An homage to the free spirited, Error 404 is the ultimate alliance of edge and ethics.
Their aesthetic, very Y2K meets Cyber Punk, is one that elicits strong opinions - you love it, or you hate it, and I'm completely on board. Count me in doubly, because finding boutiques and brands with this level of boundary pushing flare that ALSO put people and the planet first, is next to impossible. Step into Error 404 and be blown away by their incredibly intentional selection of independent designers - both local and international.
This Melbourne based fashion outfitter isn't another soulless storefront, but an entire artist community building towards, as they best put it, "a healthier, more collaborative, forward-thinking planet."
Brighton and Armadale
One for the lovers of designer fashion, Grace is Melbourne's go to for well established luxury brands leading the sustainable fashion movement.
The boutique's founder, Ilana Moses, is committed to instilling quality into every faucet of her brand - from the truly immaculate interiors of both her Brighton and Armadale locations, to the craftsmanship sewn into each hand selected investment piece displayed in store.
The old-school European glamour of Grace's storefronts offer sophisticated and understated backdrops to Grace's eclectic collection of international garments. While the brand is known for it's roster of long standing heritage brands, Moses isn't shy to give her vote of confidence to worthy up and coming names that pair well with her brand ethos.
The Social Studio
The Social Studio is an entire sustainable ecosystem in and of itself.
What first began a decade ago as a mission driven storefront selling upcycling fashion, has since evolved into a well respected, and incredibly multifaceted social enterprise.
The Social Studio stocks the work of exclusively BIPOC and culturally diverse creatives, stocking 50+ unique brands/designers, including work manufactured in their very own production house.
Every bit of profit feeds directly into their education programs: Fashion industry focused courses, workshops, traineeships, and more, all geared towards Melbourne's refugee and newly migrated communities.
This Melbourne based slow fashion brand is using discarded textiles to craft chic and sexy womenswear.
Founders/designers Emma and Alice let their combined affinity for retro trends shine brightly through the Sister Studios brand aesthetic.
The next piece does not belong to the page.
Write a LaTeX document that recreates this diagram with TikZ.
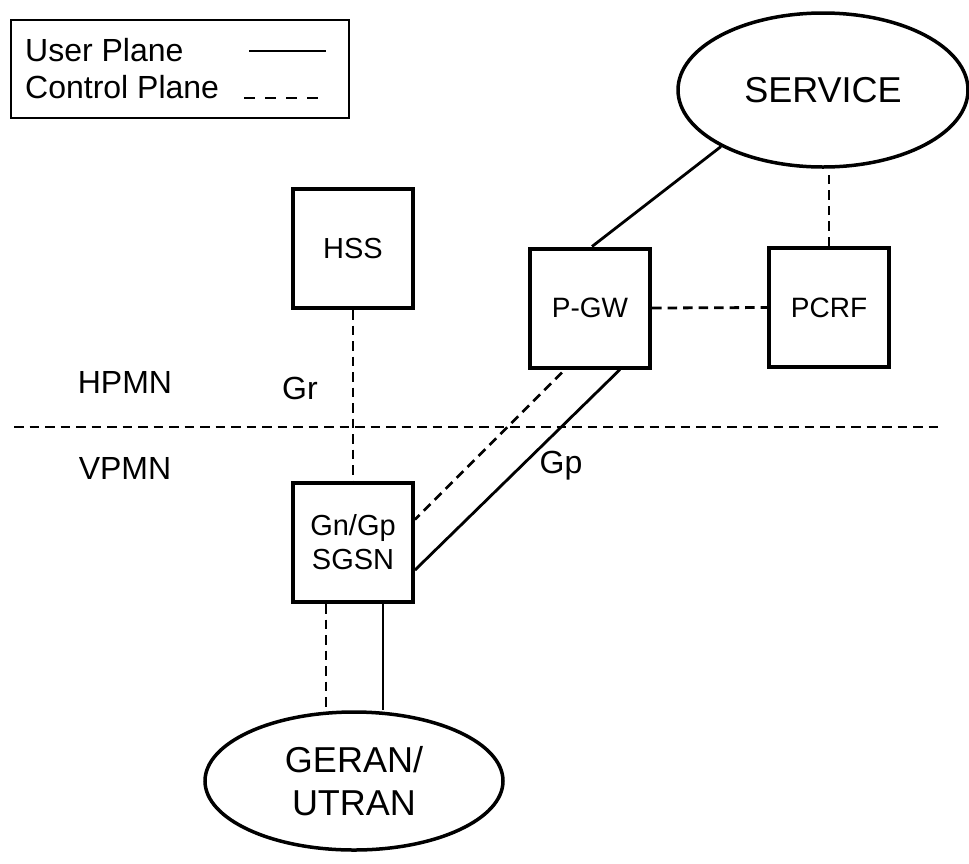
\documentclass[tikz,border=0pt]{standalone}
\usepackage{fontspec}
\setmainfont{Liberation Sans}
\usetikzlibrary{shapes.geometric}
\begin{document}
\begin{tikzpicture}[x=1pt,y=-1pt,
  netbox/.style={draw, line width=4pt, minimum width=120pt, minimum height=119pt,
    inner sep=0pt, font=\fontsize{29}{34}\selectfont, align=center},
  cloud/.style={draw, ellipse, line width=3.5pt, inner sep=0pt,
    font=\fontsize{36}{43}\selectfont, align=center},
  user/.style={line width=2.8pt},
  ctrl/.style={line width=2.8pt, dash pattern=on 9.5pt off 6pt},
  lbl/.style={font=\fontsize{32}{38}\selectfont, inner sep=0pt},
  legtext/.style={font=\fontsize{32}{38}\selectfont, inner sep=0pt, anchor=west},
]
\useasboundingbox (0,0) rectangle (969,863);

% legend
\node[draw, line width=1.8pt, minimum width=338pt, minimum height=98pt,
  inner sep=0pt, anchor=north west] (legend) at (10,19) {};
\node[legtext] (lu) at (25,50) {User Plane};
\node[legtext] (lc) at (25,87) {Control Plane};
\coordinate (lua) at (249,51); \coordinate (lub) at (326,51);
\coordinate (lca) at (244,98); \coordinate (lcb) at (326,98);
\draw[user] (lua) -- (lub);
\draw[line width=2.8pt, dash pattern=on 11pt off 10pt] (lca) -- (lcb);

% network elements
\node[cloud, minimum width=290pt, minimum height=154pt] (service) at (823,90) {SERVICE};
\node[netbox] (hss) at (353,248.5) {HSS};
\node[netbox, font=\fontsize{28}{34}\selectfont] (pgw) at (590,308) {P-GW};
\node[netbox, font=\fontsize{28}{34}\selectfont] (pcrf) at (829,307.5) {PCRF};
\node[netbox] (sgsn) at (353,542.5) {Gn/Gp\\SGSN};
\node[cloud, minimum width=298pt, minimum height=138pt] (geran) at (354,781) {GERAN/\\UTRAN};

% network border
\coordinate (bl) at (14,427); \coordinate (br) at (940,427);
\draw[ctrl] (bl) -- (br);
\node[lbl] (hpmn) at (125,382) {HPMN};
\node[lbl] (vpmn) at (125,468) {VPMN};
\node[lbl] (gr) at (300,388) {Gr};
\node[lbl] (gp) at (561,466) {Gp};

% interfaces
\draw[user] (service.209) -- ([xshift=2pt]pgw.north);
\draw[ctrl] (pcrf.north) -- (pcrf.north |- service.south);
\draw[ctrl] (pgw.east) -- (pcrf.west);
\draw[ctrl] (hss.south) -- (sgsn.north);
\draw[ctrl] ([xshift=-28pt,yshift=-3pt]pgw.south) -- ([yshift=23pt]sgsn.east);
\draw[user] ([xshift=30pt]pgw.south) -- ([yshift=-27.5pt]sgsn.east);
\draw[ctrl] ([xshift=-27pt]sgsn.south) -- ([xshift=-27pt]sgsn.south |- geran.north);
\draw[user] ([xshift=30pt]sgsn.south) -- ([xshift=30pt]sgsn.south |- geran.north);
\end{tikzpicture}
\end{document}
It's a look that caters well to the style conscious Gen Z's, in its snug sheer and lacy silhouettes, and inincredibly Y2K detailing.
More than just trend conscious, Emma and Alice do their part to ensure that the Sister Studios environmental footprint is as light as possible. Through working with deadstock fabrics (textile which would have, in theory, been otherwise sent to landfill), designing patterns with minimal offcuts, and making the most of left over fabric scraps.
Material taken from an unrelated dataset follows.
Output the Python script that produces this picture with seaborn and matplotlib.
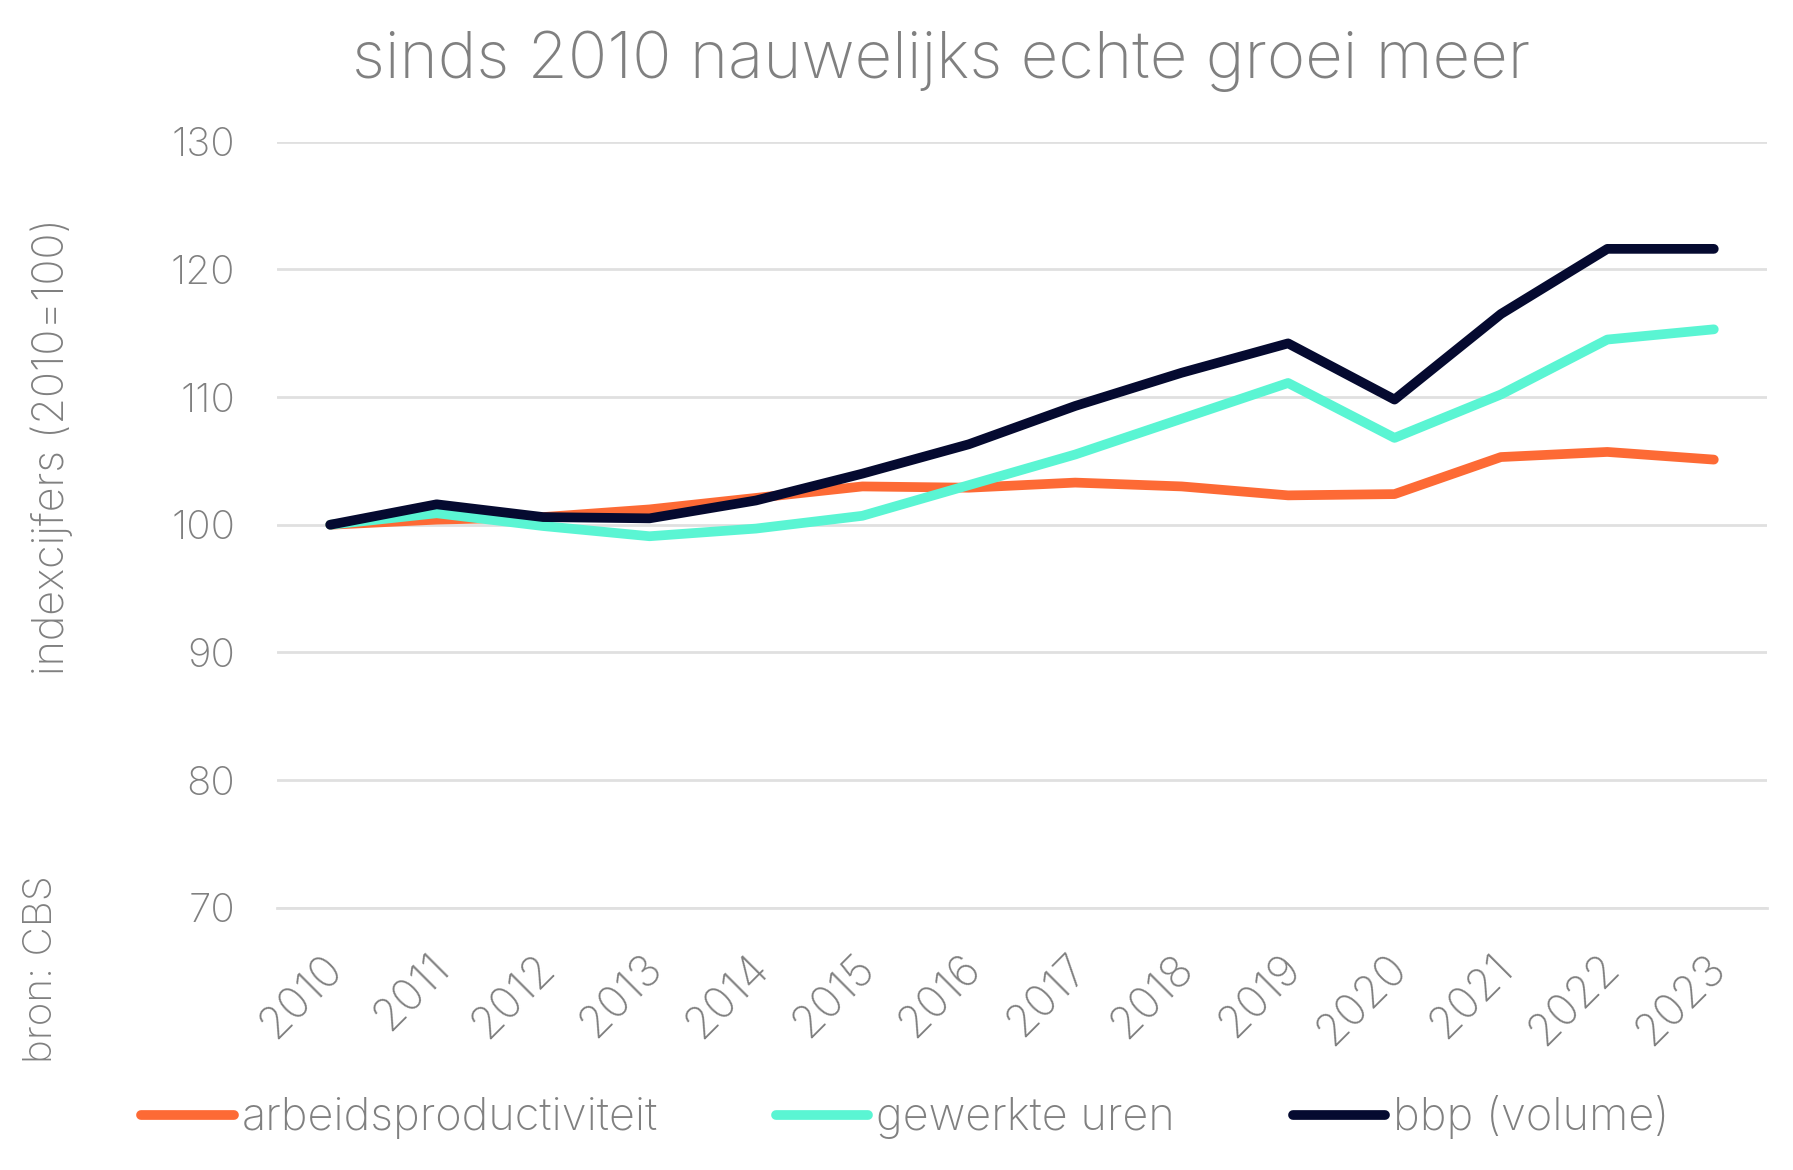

It might surprise you to learn that the denim industry is trash.
"But Sydney, it's COTTON." Yeah, sure it is, but unfortunately being a natural fiber in itself doesn't equate to the holy grail of sustainability. Cotton, in fact, especially when inorganic and under regulated, involves excessive water consumption and pesticide use. This is not even to mentioned the chemical pollution from dying denim, which is notorious for disrupting entire ecosystems and poisoning water supplies all on its own.
Cue Nobody, the Melbourne based fashion label are renowned for their denim expertise.
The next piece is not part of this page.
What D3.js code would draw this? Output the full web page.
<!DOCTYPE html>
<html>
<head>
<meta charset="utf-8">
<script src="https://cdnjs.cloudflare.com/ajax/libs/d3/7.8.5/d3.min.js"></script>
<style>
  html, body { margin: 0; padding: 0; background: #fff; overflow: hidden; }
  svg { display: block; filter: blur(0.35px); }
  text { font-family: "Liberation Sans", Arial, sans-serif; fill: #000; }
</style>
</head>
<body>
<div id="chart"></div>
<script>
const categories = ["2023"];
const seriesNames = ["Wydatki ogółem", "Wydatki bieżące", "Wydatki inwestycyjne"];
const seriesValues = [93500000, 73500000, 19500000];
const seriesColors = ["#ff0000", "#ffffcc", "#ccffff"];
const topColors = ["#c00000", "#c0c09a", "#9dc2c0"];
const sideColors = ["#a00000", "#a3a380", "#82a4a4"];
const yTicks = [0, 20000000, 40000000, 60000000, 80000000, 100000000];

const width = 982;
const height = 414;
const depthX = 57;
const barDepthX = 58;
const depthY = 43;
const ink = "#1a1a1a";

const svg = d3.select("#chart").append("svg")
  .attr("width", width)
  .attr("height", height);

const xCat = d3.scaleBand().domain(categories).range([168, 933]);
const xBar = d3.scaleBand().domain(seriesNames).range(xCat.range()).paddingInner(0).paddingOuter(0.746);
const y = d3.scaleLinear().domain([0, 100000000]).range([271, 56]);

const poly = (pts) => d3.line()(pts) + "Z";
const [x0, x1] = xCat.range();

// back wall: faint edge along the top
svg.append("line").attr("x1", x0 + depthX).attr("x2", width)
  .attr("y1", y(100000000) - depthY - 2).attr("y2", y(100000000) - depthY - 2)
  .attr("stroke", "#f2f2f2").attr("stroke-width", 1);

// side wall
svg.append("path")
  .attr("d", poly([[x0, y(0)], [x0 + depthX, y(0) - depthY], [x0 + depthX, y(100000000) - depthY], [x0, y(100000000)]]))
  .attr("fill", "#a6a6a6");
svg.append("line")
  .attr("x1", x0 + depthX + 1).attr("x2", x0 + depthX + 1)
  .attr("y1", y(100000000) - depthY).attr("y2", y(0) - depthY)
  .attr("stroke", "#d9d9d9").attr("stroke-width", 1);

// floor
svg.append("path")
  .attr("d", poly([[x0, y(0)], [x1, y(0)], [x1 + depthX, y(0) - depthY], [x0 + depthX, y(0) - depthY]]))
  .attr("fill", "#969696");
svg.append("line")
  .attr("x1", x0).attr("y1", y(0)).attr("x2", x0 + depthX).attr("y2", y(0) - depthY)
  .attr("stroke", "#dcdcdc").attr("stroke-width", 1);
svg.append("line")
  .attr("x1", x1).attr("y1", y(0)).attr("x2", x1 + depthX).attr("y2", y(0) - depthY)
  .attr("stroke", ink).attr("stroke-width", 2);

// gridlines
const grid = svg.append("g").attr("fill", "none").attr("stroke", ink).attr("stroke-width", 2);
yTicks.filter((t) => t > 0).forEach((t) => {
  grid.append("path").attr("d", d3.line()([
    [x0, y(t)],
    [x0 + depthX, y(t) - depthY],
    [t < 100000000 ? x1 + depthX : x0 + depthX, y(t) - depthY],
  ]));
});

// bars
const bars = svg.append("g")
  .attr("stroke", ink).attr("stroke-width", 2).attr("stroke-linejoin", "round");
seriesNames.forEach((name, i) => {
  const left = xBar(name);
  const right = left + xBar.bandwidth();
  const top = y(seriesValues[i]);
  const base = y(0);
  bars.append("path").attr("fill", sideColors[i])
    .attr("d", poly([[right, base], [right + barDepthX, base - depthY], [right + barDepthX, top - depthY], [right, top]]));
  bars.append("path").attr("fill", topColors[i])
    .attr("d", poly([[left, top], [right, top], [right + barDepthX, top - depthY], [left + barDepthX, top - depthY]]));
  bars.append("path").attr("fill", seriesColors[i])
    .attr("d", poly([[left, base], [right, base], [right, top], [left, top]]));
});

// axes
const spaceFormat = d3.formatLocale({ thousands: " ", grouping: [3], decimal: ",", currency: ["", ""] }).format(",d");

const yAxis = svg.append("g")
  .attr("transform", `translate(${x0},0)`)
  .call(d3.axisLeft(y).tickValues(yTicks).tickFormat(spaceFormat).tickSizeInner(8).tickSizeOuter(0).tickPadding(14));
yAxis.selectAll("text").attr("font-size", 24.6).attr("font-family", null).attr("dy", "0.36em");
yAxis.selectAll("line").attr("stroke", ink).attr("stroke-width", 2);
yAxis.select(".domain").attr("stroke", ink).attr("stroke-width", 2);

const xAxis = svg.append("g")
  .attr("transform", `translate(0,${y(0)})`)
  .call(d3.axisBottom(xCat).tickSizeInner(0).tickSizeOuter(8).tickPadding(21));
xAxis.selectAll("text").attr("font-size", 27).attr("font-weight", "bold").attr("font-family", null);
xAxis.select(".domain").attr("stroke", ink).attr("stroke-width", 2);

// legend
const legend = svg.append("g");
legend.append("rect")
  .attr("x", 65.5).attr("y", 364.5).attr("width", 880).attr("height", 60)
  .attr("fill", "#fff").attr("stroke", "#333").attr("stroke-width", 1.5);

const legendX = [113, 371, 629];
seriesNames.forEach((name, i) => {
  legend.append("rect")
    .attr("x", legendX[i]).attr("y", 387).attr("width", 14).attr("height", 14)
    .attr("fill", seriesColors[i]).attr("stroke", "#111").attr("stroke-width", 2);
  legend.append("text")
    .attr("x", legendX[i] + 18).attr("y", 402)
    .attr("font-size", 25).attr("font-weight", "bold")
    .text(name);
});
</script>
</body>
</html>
Manufactured in alignment with Ethical Clothing Australia, Nobody's high quality denim clothing is produced almost entirely on sure. They've even been known to frequently hire graduates from Melbourne's refugee empowering social enterprise, The Social Studio!
Their materials go beyond eco friendly materials and are entirely traceable, from where they were grown on Australian soil, all the way until they've reached the form of a final product.
Nobody Denim's triple bottom line approach to business prioritizes much more than just their bottom dollar - it sees people and the planet as integral to their decision making and direction.